Mientras recordamos que 43 estudiantes fueron secuestrados y asesinados en Iguala por un grupo criminal con la complicidad de todos los órganos del Estado, los cadáveres de otros estudiantes fueron hallados en un descampado en Zacatecas. Nueve años después, seguimos sin saber qué ocurrió con los normalistas de Ayotzinapa y lo más probable es que tampoco lleguemos a conocer qué sucedió con los seis jóvenes de Malpaso. Esto es México: un país donde no existen ni la verdad ni la justicia, donde jamás se reparan los daños y donde no hay condiciones para que no se repitan una y otra vez los mismos crímenes.
La razón está a la vista de todos: vivimos en un Estado fallido que no ha sido capaz de resolver el caso que más atención ha acaparado entre los miles de homicidios y desapariciones acumulados en los últimos decenios. Desde 2014, Ayotzinapa es la más precisa sinécdoque de México: esa parte que representa al todo, el crimen que concentra todos los crímenes. Y ni siquiera así, pese a las inagotables marchas y la indignación ciudadana, la furia de las familias, la atención de los medios y las organizaciones de derechos humanos, la vigilancia internacional o el escándalo continuo, hemos sido capaces de avanzar.
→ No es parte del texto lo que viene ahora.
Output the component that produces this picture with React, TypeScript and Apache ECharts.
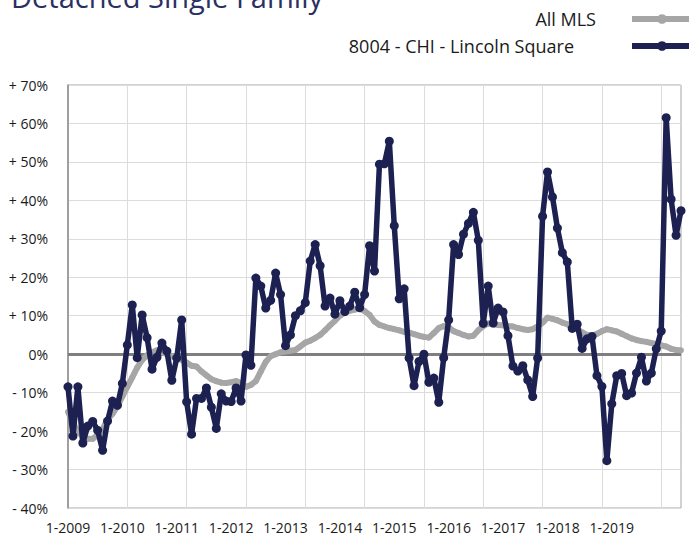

Gracias al GIEI y a decenas de periodistas independientes, hoy sabemos que la operación de Estado tramada por el gobierno de Peña Nieto para manipular los hechos y ocultar la verdad tenía un solo objetivo: proteger al Ejército. La invención de pruebas y testigos, las torturas y la larga cadena de mentiras que conocemos con el absurdo nombre de verdad histórica jamás pretendió otra cosa. La meta de esas “juntas de autoridades” a las que se ha referido recientemente Tomás Zerón, el responsable de llevar a cabo estas acciones, en las cuales participaron los más altos representantes del Estado con el propio Presidente a la cabeza, no era otra que exculpar a las Fuerzas Armadas de su complicidad con el crimen organizado en Guerrero y de su responsabilidad en la desaparición y el asesinato de los normalistas.
Una de las razones que abonaron al triunfo de López Obrador en 2018 fue su compromiso de librar las investigaciones de cualquier manipulación política y llegar hasta las últimas consecuencias para procesar a los culpables. Al acusar a quienes entonces optaron por la razón de Estado, el entonces candidato debía saber que tarde o temprano se toparía con el Ejército. Solo que, nada más llegar al poder, traicionó su palabra y adoptó la misma posición de sus predecesores: proteger a toda costa a esta misma institución, con la cual ha trabado una alianza perversa e inédita, en detrimento de la verdad y de las víctimas. Todo lo que ha sucedido con la investigación en este sexenio -de la creación de la Covaj a la captura de Murillo Karam y de la salida del GIEI a la renuncia del fiscal Gómez Trejo- responde a ese mismo objetivo. El cambio solo es de matiz: mientras que con Peña Nieto se buscaba exculpar al Ejército al completo, con López Obrador se ha querido argumentar que la corrupción de un puñado de ovejas negras no empaña a la corporación en su conjunto.
Como ha revelado el propio Gómez Trejo en una conversación con John Gibler, en este sexenio se llevó a cabo otra “junta de autoridades”, con la presencia de todas las instituciones del Estado, ahora encabezadas por López Obrador, para fijar esta nueva verdad histórica. Al final, el Presidente ha vuelto a inmiscuirse en las pesquisas a fin de defender a toda costa a las Fuerzas Armadas con el mismo desdén hacia las víctimas y sus familias que les reservó Peña Nieto. Nada ha cambiado desde 2014 o, para ser exactos, desde 2006: del mismo modo que hoy otros jóvenes hoy pueden volver a ser secuestrados y asesinados con total impunidad, el Presidente que prometió ser radicalmente distinto se comporta con la misma desfachatez de sus antecesores. Y México, entretanto, continúa siendo un vasto cementerio en el que no existe ni el mínimo atisbo de Estado de derecho.